On 24/08/2023 17:46, Alec wrote:

> So why not use the built in QOS features of Spectrum Scale to adjust the 
> performance of a particular fileset, that way you can ensure you have 
> appropriate bandwidth?
> 

Because all the users files are in the same fileset would be the simple 
answer. Way way to much administration overhead for that to change. 
There is huge amounts of KISS involved in the cluster design. Also it's 
only a subset of John's jobs that peg the network. Oh and at tender we 
didn't know we would get GPFS so we had to account for that in the 
system design.

As a side note is that GPU nodes get 40Gbps network connections, so I am 
bandwidth limiting by node type.

The flip side is that the high speed network (Omnipath in this case) has 
been reserved for MPI (or similar) traffic.

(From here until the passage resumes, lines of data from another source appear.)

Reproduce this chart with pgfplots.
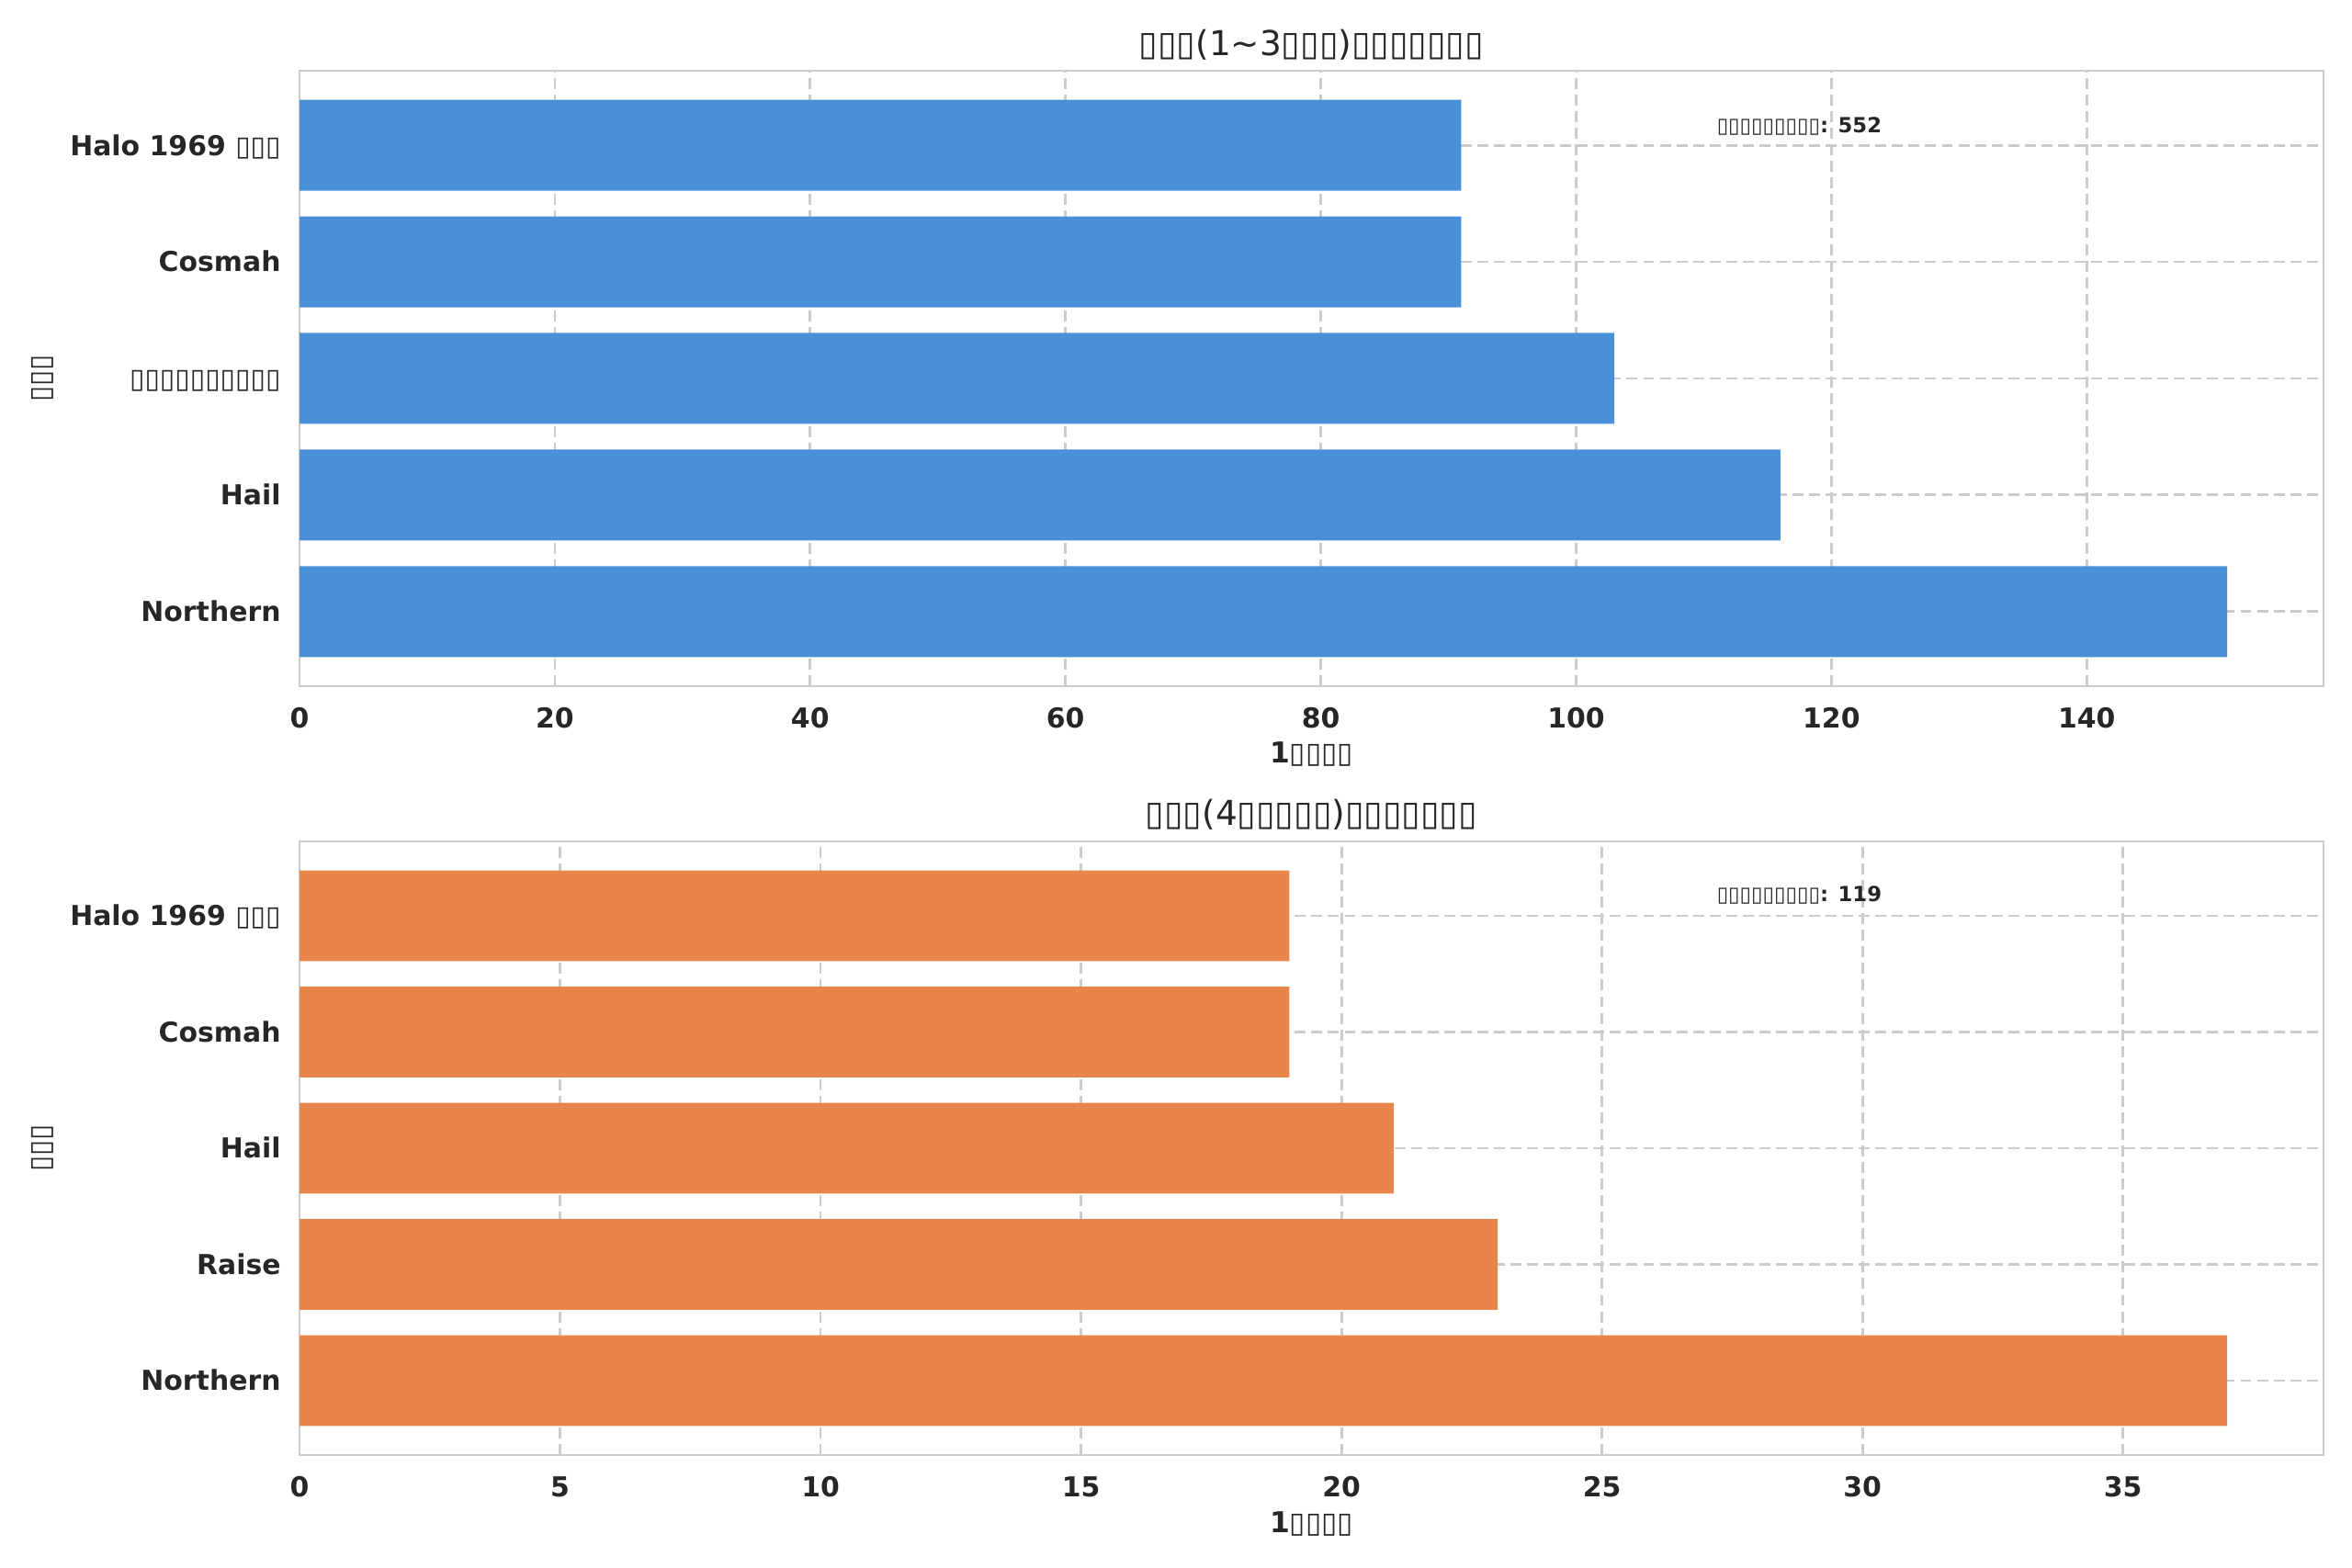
\documentclass[border=0pt]{standalone}
\usepackage{pgfplots}
\pgfplotsset{compat=1.18}
\usepackage{fontspec}
\setmainfont{DejaVu Sans}
\definecolor{txt}{HTML}{262626}
\definecolor{frame}{HTML}{CCCCCC}
\definecolor{barblue}{HTML}{4A90D9}
\definecolor{barorange}{HTML}{E8854A}
\pgfplotsset{
  every axis title shift=0pt,
  mystyle/.style={
    scale only axis, width=793.08bp, anchor=south west,
    xbar, bar width=0.78, ymin=-0.64, ymax=4.64, xmin=0,
    ytick={0,1,2,3,4},
    axis line style={draw=frame, line width=1bp},
    tick style={draw=none},
    xmajorgrids, ymajorgrids,
    grid style={draw=frame, line width=1bp, dash pattern=on 4.3bp off 2.2bp},
    tick label style={font=\fontsize{10.8}{13}\selectfont\bfseries, text=txt},
    /pgf/number format/assume math mode=true,
    scaled x ticks=false,
    xticklabel style={anchor=center, yshift=-12.6bp},
    yticklabel style={anchor=base east, inner sep=0pt, xshift=-2.9bp, yshift=-3.9bp},
    title style={anchor=center, font=\fontsize{13.5}{15}\selectfont, text=txt},
    xlabel style={anchor=center, font=\fontsize{11.3}{13}\selectfont\bfseries, text=txt},
    ylabel style={anchor=center, font=\fontsize{11.3}{13}\selectfont\bfseries, text=txt},
  }
}
\begin{document}
\begin{tikzpicture}
\path[use as bounding box] (0,0) rectangle (921.6bp,614.52bp);
\begin{axis}[mystyle,
  at={(117.36bp,345.6bp)}, height=241.2bp,
  xmax=158.55, xtick={0,20,40,60,80,100,120,140},
  yticklabels={Northern,Hail,▯▯▯▯▯▯▯▯▯▯,Cosmah,Halo 1969 ▯▯▯},
  title={▯▯▯(1\char`~3▯▯▯)▯▯▯▯▯▯▯},
  title style={at={(axis description cs:0.5,1.0418)}},
  xlabel={1▯▯▯▯},
  xlabel style={at={(axis description cs:0.5,-0.1104)}},
  ylabel={▯▯▯},
  ylabel style={at={(axis description cs:-0.1271,0.5)}},
]
\addplot[fill=barblue, draw=none] coordinates {(151,0) (116,1) (103,2) (91,3) (91,4)};
\node[font=\fontsize{8.2}{10}\selectfont\bfseries, text=txt] at (rel axis cs:0.741,0.91) {▯▯▯▯▯▯▯▯▯: 552};
\end{axis}
\begin{axis}[mystyle,
  at={(117.36bp,44.28bp)}, height=240.48bp,
  xmax=38.85, xtick={0,5,10,15,20,25,30,35},
  yticklabels={Northern,Raise,Hail,Cosmah,Halo 1969 ▯▯▯},
  title={▯▯▯(4▯▯▯▯▯)▯▯▯▯▯▯▯},
  title style={at={(axis description cs:0.5,1.0434)}},
  xlabel={1▯▯▯▯},
  xlabel style={at={(axis description cs:0.5,-0.1123)}},
  ylabel={▯▯▯},
  ylabel style={at={(axis description cs:-0.1271,0.5)}},
]
\addplot[fill=barorange, draw=none] coordinates {(37,0) (23,1) (21,2) (19,3) (19,4)};
\node[font=\fontsize{8.2}{10}\selectfont\bfseries, text=txt] at (rel axis cs:0.741,0.912) {▯▯▯▯▯▯▯▯▯: 119};
\end{axis}
\end{tikzpicture}
\end{document}
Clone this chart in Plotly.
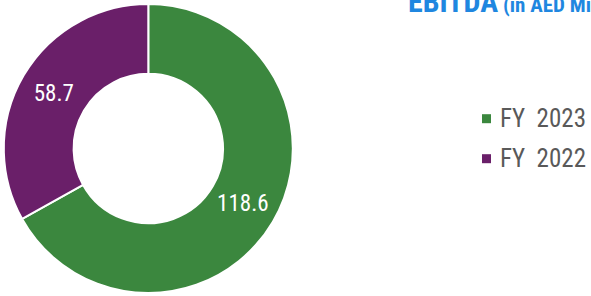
import plotly.graph_objects as go

labels = ["FY  2023", "FY  2022"]
values = [118.6, 58.7]
colors = ["#3B873E", "#6A1F69"]
title_main = "EBITDA"
title_sub = " (in AED Million)"

W, H = 591, 296
NARROW = "Roboto Condensed, Liberation Sans Narrow, Arial Narrow, sans-serif"

fig = go.Figure()
fig.add_trace(go.Pie(
    labels=labels,
    values=values,
    marker=dict(colors=colors, line=dict(color="white", width=2)),
    hole=0.517,
    sort=False,
    direction="clockwise",
    rotation=0,
    texttemplate="%{value}",
    textposition="inside",
    insidetextorientation="horizontal",
    textfont=dict(family=NARROW, size=23, color="white"),
    domain=dict(x=[3.8 / W, 292.8 / W], y=[1 - 293 / H, 1 - 4 / H]),
    showlegend=False,
    hoverinfo="label+value",
))

# manual legend built from the labels / colours
y0 = 118.7
gap = 40
for i, (lab, col) in enumerate(zip(labels, colors)):
    yc = y0 + i * gap
    fig.add_shape(type="rect", xref="paper", yref="paper",
                  x0=482 / W, x1=491 / W, y0=1 - (yc + 4.5) / H, y1=1 - (yc - 4.5) / H,
                  fillcolor=col, line=dict(width=0))
    fig.add_annotation(x=498 / W, y=1 - yc / H, xref="paper", yref="paper",
                       xanchor="left", yanchor="middle", showarrow=False,
                       text=lab, font=dict(family=NARROW, size=25, color="#595959"))

fig.add_annotation(x=406 / W, y=1 - 21.5 / H, xref="paper", yref="paper",
                   xanchor="left", yanchor="bottom", showarrow=False,
                   text=f"<b>{title_main}</b><b><span style='font-size:21px'>{title_sub}</span></b>",
                   font=dict(family=NARROW, size=30, color="#1F87E0"))

fig.update_layout(width=W, height=H, margin=dict(l=0, r=0, t=0, b=0),
                  paper_bgcolor="white", plot_bgcolor="white")
fig.write_html("out.html", config={"displayModeBar": False},
               post_script="document.body.style.margin='0';")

Basically we observed that core counts where growing at faster rate than 
Infiniband/Omnipath bandwidth. We went from 12 cores a node to 40 cores, 
but from 40Gbps Infiniband to 100Gbps Omnipath. So rather than mixing 
both storage and MPI on the same fabric we moved the storage out onto 
10Gbps Ethernet which for >99% of users is adequate and freed up 
capacity on the low latency, high speed network for the MPI traffic. I 
stand by that design choice 110%.

Then because low latency/high speed network is only for MPI traffic we 
don't need to equip all nodes with Omnipath (as the tender turned out) 
which saved $$$$ which could be spent otherwise. A login node for 
example does just fine with plain Ethernet. As does a large memory (3TB 
RAM) node which doesn't run multinode jobs. Same for GPU nodes, and 
worked again in our favour when we added a whole bunch of refurb 
ethernet only connected standard nodes last year as we had capacity 
problems. Most of our jobs run on a single node so topology aware 
scheduling in Slurm to the rescue. Cheap addition if your storage is 
commodity Ethernet, would have been horrendously expensive for Omnipath.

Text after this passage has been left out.